Only three or four questions were posed in each session, with each candidate being given a minute or less to respond, and the candidates were then allowed a one minute summation.
A question about the need for fairness provided the black and Latino candidates an opportunity to urge diversity on the bench, though neither of the two openly gay candidates—Superior Court Referee D. Zeke Zeidler and Superior Court Commissioner Donna Groman—made any reference to their sexual orientations.
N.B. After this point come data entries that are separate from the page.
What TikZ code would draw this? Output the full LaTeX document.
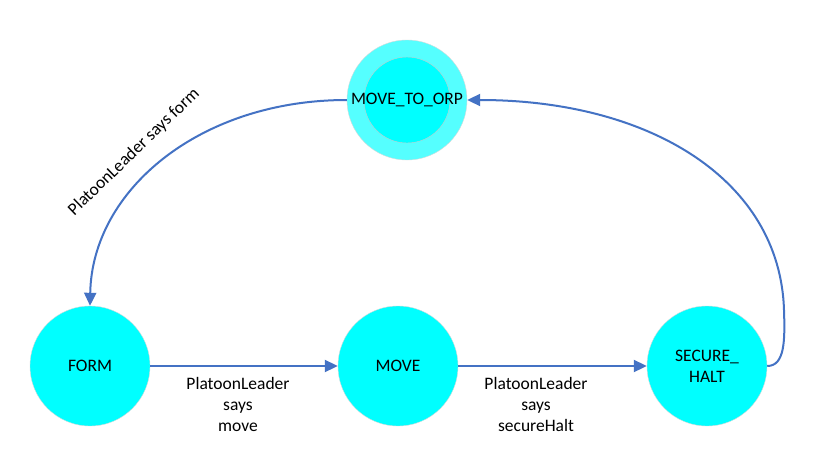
\documentclass[tikz,border=0pt]{standalone}
\usepackage{fontspec}
\setmainfont{Carlito}
\usetikzlibrary{arrows.meta}
\definecolor{cyanfill}{HTML}{00FFFF}
\definecolor{cyanouter}{HTML}{55FFFF}
\definecolor{edgeblue}{HTML}{4472C4}
\begin{document}
\begin{tikzpicture}[x=1pt,y=-1pt,
  state/.style={circle,fill=cyanfill,draw=black!15,line width=0.4pt,minimum size=120pt,inner sep=0pt,font=\fontsize{17.5}{21}\selectfont,align=center},
  outerstate/.style={circle,fill=cyanouter,draw=black!15,line width=0.4pt,minimum size=120pt,inner sep=0pt},
  innerstate/.style={circle,fill=cyanfill,draw=black!20,line width=0.4pt,minimum size=86pt,inner sep=0pt},
  trans/.style={draw=edgeblue,line width=2pt,-{Triangle[length=13pt,width=12pt]}},
  lbl/.style={font=\fontsize{17.5}{21}\selectfont,align=center}]
\useasboundingbox (0,0) rectangle (825,463);
\fill[white] (0,0) rectangle (825,463);
\node[outerstate] (mto) at (407,100) {};
\node[innerstate] (mtoin) at (407,100) {};
\node[font=\fontsize{17.5}{21}\selectfont] (mtolabel) at (407,100) {MOVE\_TO\_ORP};
\node[state] (form) at (90,366) {FORM};
\node[state] (move) at (398,366) {MOVE};
\node[state] (sh) at (707,366) {SECURE\_\\HALT};
\draw[trans] (form.east) -- (move.west);
\draw[trans] (move.east) -- (sh.west);
\draw[trans] (mto.west) .. controls (200,100) and (92,190) .. (form.north);
\draw[trans] (sh.east) .. controls (785,366) and (785,340) .. (784,310) .. controls (780,180) and (650,100) .. (mto.east);
\node[lbl] (l1) at (238,404) {PlatoonLeader\\says\\move};
\node[lbl] (l2) at (536,404) {PlatoonLeader\\says\\secureHalt};
\node[lbl,rotate=44] (l3) at (134,152) {PlatoonLeader says form};
\end{tikzpicture}
\end{document}
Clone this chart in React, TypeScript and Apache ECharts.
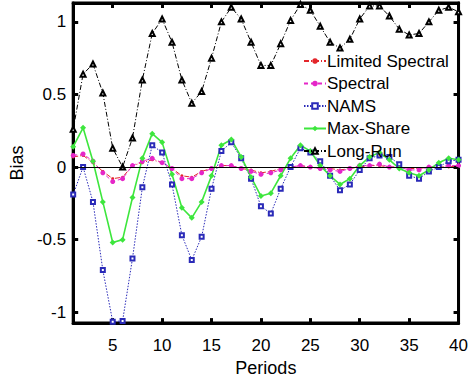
import React, { useEffect, useRef } from "react";
import * as echarts from "echarts";

const periods = Array.from({ length: 40 }, (_, i) => i + 1);
const xTicks = [5, 10, 15, 20, 25, 30, 35, 40];
const yTicks = [-1, -0.5, 0, 0.5, 1];

const limitedSpectral = [0.07,0.08,0.03,-0.03,-0.08,-0.07,0.01,0.03,0.05,0.03,-0.01,-0.06,-0.07,-0.03,-0.01,0.01,0.01,-0.01,-0.02,-0.04,-0.03,-0.01,0.0,0.01,0.0,-0.01,-0.01,-0.02,-0.01,0.0,0.01,0.01,0.0,0.0,-0.01,-0.01,0.0,0.0,0.0,0.01];
const spectral = [0.08,0.09,0.04,-0.04,-0.1,-0.08,0.01,0.04,0.06,0.03,-0.01,-0.08,-0.08,-0.04,-0.01,0.01,0.01,-0.01,-0.03,-0.05,-0.04,-0.02,0.0,0.01,0.0,-0.01,-0.02,-0.03,-0.01,0.01,0.01,0.02,0.0,0.0,-0.02,-0.02,0.0,0.0,0.01,0.01];
const nams = [-0.19,0.0,-0.24,-0.71,-1.065,-1.06,-0.63,-0.14,0.15,0.1,-0.12,-0.47,-0.64,-0.48,-0.15,0.11,0.17,0.06,-0.08,-0.27,-0.32,-0.15,0.0,0.13,0.1,0.04,-0.06,-0.16,-0.12,-0.02,0.06,0.08,0.07,0.02,-0.06,-0.08,-0.03,0.0,0.04,0.05];
const maxShare = [0.14,0.27,0.04,-0.24,-0.52,-0.5,-0.21,0.06,0.23,0.17,-0.05,-0.28,-0.35,-0.24,-0.06,0.15,0.19,0.07,-0.07,-0.2,-0.18,-0.06,0.06,0.15,0.11,0.01,-0.06,-0.12,-0.08,0.01,0.07,0.1,0.05,-0.01,-0.04,-0.06,-0.02,0.03,0.06,0.05];
const longRun = [0.26,0.64,0.71,0.51,0.13,0.0,0.2,0.6,0.92,1.02,0.86,0.6,0.44,0.52,0.75,1.0,1.1,1.02,0.86,0.7,0.7,0.85,1.01,1.12,1.08,0.97,0.86,0.82,0.88,1.02,1.11,1.11,1.04,0.95,0.91,0.92,1.0,1.08,1.1,1.07];

const FONT = "'Liberation Sans', Arial, sans-serif";

const pairs = (vals: number[]) => periods.map((p, i) => [p, vals[i]]);

export default function App() {
  const ref = useRef<HTMLDivElement>(null);
  useEffect(() => {
    if (!ref.current) return;
    const chart = echarts.init(ref.current, null, { renderer: "svg" });
    const tickStyle = { inside: true, length: 5, lineStyle: { color: "#000", width: 3 } };
    chart.setOption({
      animation: false,
      backgroundColor: "#fff",
      textStyle: { fontFamily: FONT },
      grid: {
        left: 57, right: 9, top: 3, bottom: 50,
        show: true, borderColor: "#000", borderWidth: 3, backgroundColor: "transparent",
      },
      legend: {
        orient: "vertical",
        left: 303,
        top: 52,
        itemWidth: 22,
        itemHeight: 7,
        itemGap: 4.5,
        padding: 0,
        textStyle: { fontSize: 17, lineHeight: 18, color: "#000", fontFamily: FONT, padding: [0, 0, 0, -4] },
        data: ["Limited Spectral", "Spectral", "NAMS", "Max-Share", "Long-Run"],
      },
      xAxis: [
        {
          type: "value", min: 1, max: 40,
          name: "Periods", nameLocation: "middle", nameGap: 34,
          nameTextStyle: { fontSize: 18, color: "#000", fontFamily: FONT },
          axisLine: { onZero: false, lineStyle: { color: "#000", width: 3 } },
          axisTick: { ...tickStyle, customValues: xTicks },
          axisLabel: { customValues: xTicks, fontSize: 17, color: "#000", margin: 14, fontFamily: FONT },
          splitLine: { show: false },
        },
        {
          type: "value", min: 1, max: 40, position: "top",
          axisLine: { onZero: false, lineStyle: { color: "#000", width: 3 } },
          axisTick: { ...tickStyle, customValues: xTicks },
          axisLabel: { show: false },
          splitLine: { show: false },
        },
      ],
      yAxis: [
        {
          type: "value", min: -1.075, max: 1.13,
          name: "Bias", nameLocation: "middle", nameGap: 36,
          nameTextStyle: { fontSize: 18, color: "#000", fontFamily: FONT },
          axisLine: { onZero: false, lineStyle: { color: "#000", width: 3 } },
          axisTick: { ...tickStyle, customValues: yTicks },
          axisLabel: { customValues: yTicks, fontSize: 17, color: "#000", margin: 7, fontFamily: FONT },
          splitLine: { show: false },
        },
        {
          type: "value", min: -1.075, max: 1.13, position: "right",
          axisLine: { onZero: false, lineStyle: { color: "#000", width: 3 } },
          axisTick: { ...tickStyle, customValues: yTicks },
          axisLabel: { show: false },
          splitLine: { show: false },
        },
      ],
      series: [
        {
          name: "Limited Spectral", type: "line", data: pairs(limitedSpectral),
          symbol: "circle", symbolSize: 3,
          lineStyle: { color: "#e3262b", width: 1, type: [5, 2, 1, 2] },
          itemStyle: { color: "#e3262b" },
          markLine: {
            silent: true, symbol: "none", label: { show: false },
            lineStyle: { color: "#000", width: 1, type: "solid" },
            data: [{ yAxis: 0 }],
          },
        },
        {
          name: "Spectral", type: "line", data: pairs(spectral),
          symbol: "circle", symbolSize: 5,
          lineStyle: { color: "#e526c8", width: 1, type: [4, 3] },
          itemStyle: { color: "#e526c8" },
        },
        {
          name: "NAMS", type: "line", data: pairs(nams),
          symbol: "emptyRect", symbolSize: 4,
          lineStyle: { color: "#2a2ab8", width: 1, type: [1.5, 1.5] },
          itemStyle: { color: "#2a2ab8", borderWidth: 1.2 },
        },
        {
          name: "Max-Share", type: "line", data: pairs(maxShare),
          symbol: "diamond", symbolSize: 6,
          lineStyle: { color: "#3de63d", width: 1.6, type: "solid" },
          itemStyle: { color: "#3de63d" },
        },
        {
          name: "Long-Run", type: "line", data: pairs(longRun),
          symbol: "emptyTriangle", symbolSize: 5,
          lineStyle: { color: "#000", width: 1, type: [5, 2, 1, 2] },
          itemStyle: { color: "#000", borderWidth: 1.2 },
        },
      ],
    });
    return () => chart.dispose();
  }, []);
  return <div ref={ref} style={{ width: 471, height: 382, position: "absolute", left: 0, top: 0 }} />;
}
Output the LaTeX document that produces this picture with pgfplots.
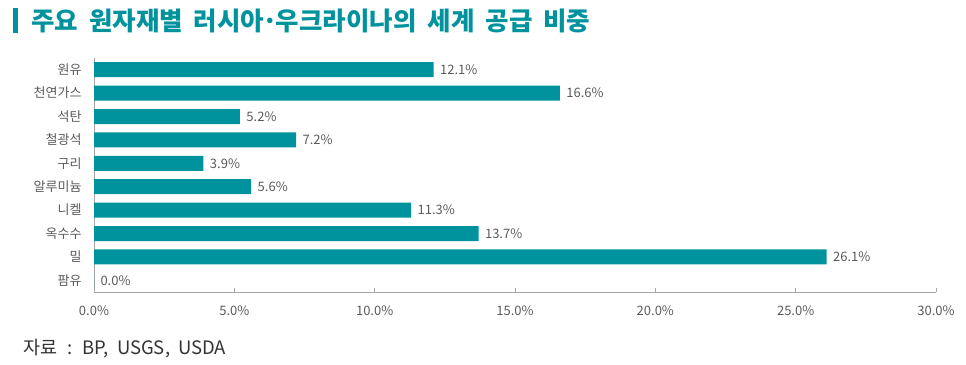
\documentclass[border=0pt]{standalone}
\usepackage{pgfplots}
\pgfplotsset{compat=1.18}
\usepackage{fontspec}
\setmainfont{Noto Sans CJK KR}
\definecolor{teal1}{HTML}{00939E}
\definecolor{axgray}{HTML}{A6A6A6}
\definecolor{lblgray}{HTML}{5A5A5A}
\definecolor{srcgray}{HTML}{333333}
\begin{document}
\begin{tikzpicture}
\useasboundingbox (0pt,0pt) rectangle (966pt,-364pt);
\fill[teal1] (13.3pt,-7.5pt) rectangle (18.3pt,-33pt);
\node[anchor=west, inner sep=0, text=teal1, font=\fontsize{25.5}{28}\selectfont\bfseries] at (31pt,-20.5pt)
  {주요\hspace{11pt}원자재별\hspace{11pt}러시아\kern-2pt·\kern-2pt우크라이나의\hspace{11pt}세계\hspace{11pt}공급\hspace{11pt}비중};
\begin{axis}[
  at={(94pt,-292pt)}, anchor=south west,
  scale only axis, width=842pt, height=234pt,
  xmin=0, xmax=30, ymin=-0.5, ymax=9.5,
  axis lines*=left,
  axis line style={axgray, line width=0.8pt},
  xtick={0,5,10,15,20,25,30},
  tick align=inside,
  major tick length=4pt,
  xtick style={axgray, line width=0.8pt},
  ytick={0,1,2,3,4,5,6,7,8,9},
  yticklabels={팜유,밀,옥수수,니켈,알루미늄,구리,철광석,석탄,천연가스,원유},
  ytick style={draw=none},
  yticklabel style={font=\fontsize{13}{15}\selectfont, text=lblgray, xshift=-9pt},
  /pgf/number format/assume math mode=true,
  xticklabel={\pgfmathprintnumber[fixed,fixed zerofill,precision=1]{\tick}\%},
  xticklabel style={font=\fontsize{13}{15}\selectfont, text=lblgray, yshift=-10pt},
  clip=false,
]
\addplot[xbar, fill=teal1, draw=none, bar width=15pt,
  point meta=x,
  nodes near coords={\pgfmathprintnumber[fixed,fixed zerofill,precision=1,assume math mode=true]{\pgfplotspointmeta}\%},
  every node near coord/.append style={font=\fontsize{13}{15}\selectfont, text=lblgray, anchor=west, xshift=3pt},
] coordinates {
  (12.1,9) (16.6,8) (5.2,7) (7.2,6) (3.9,5) (5.6,4) (11.3,3) (13.7,2) (26.1,1) (0.0,0)
};
\end{axis}
\node[anchor=west, inner sep=0, text=srcgray, font=\fontsize{18.5}{21}\selectfont] at (23pt,-349pt) {자료\kern10pt:\kern10pt BP,\kern8pt USGS,\kern8pt USDA};
\end{tikzpicture}
\end{document}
A question about how advocacy for one side affects neutrality on the bench prompted some of the 11 candidates in attendance who are prosecutors—and the one police officer, Los Angeles Police Dept. Sgt. Kevin Burke—to argue that their roles do not prevent them from seeing both sides of a criminal case.
“We’re trained to be fair and we can be fair,” Deputy District Attorney Jeffrey S. Gootman, a candidate for Hubbell’s seat, remarked.
But some of the candidates with other backgrounds said the Superior Court bench is already heavily laden with former prosecutors and could use an influx of different blood.
Roth pointed out that civil cases, not criminal prosecutions, make up most of the workload of the Superior Court, and Los Angeles Deputy City Attorney Miguel Dager, who does mostly tax work for the city, commented:
“Neutrality is really difficult when you’re stuck in one area.”
The 20 candidates who attended were:
•Dager and Feldstern from the four-way race for the seat currently held by Judge Marcus Tucker;
•Gootman, Nison, Deputy Public Defender C. Edward Mack, and Acton attorney Larry H. Layton from the six-way race to replace Hubbell;
•Workers’ Compensation Judge John Gutierrez, one of three candidates to succeed Judge Nancy Brown, who retired last month;
•Henry, Zeidler, and Deputy District Attorneys David Lopez and Craig Mitchell from the six-way race for the seat being surrendered by Shumsky;
•Dik, who is running against Van Dusen;
•Groman, Meyer, Najera and Roth, who are four of the five candidates seeking to replace Wright;
•Wesley opponent Burke;
•Oki opponents Debbaudt and Rhonan; and
•Owens-Murrell, who is seeking to unseat McKay.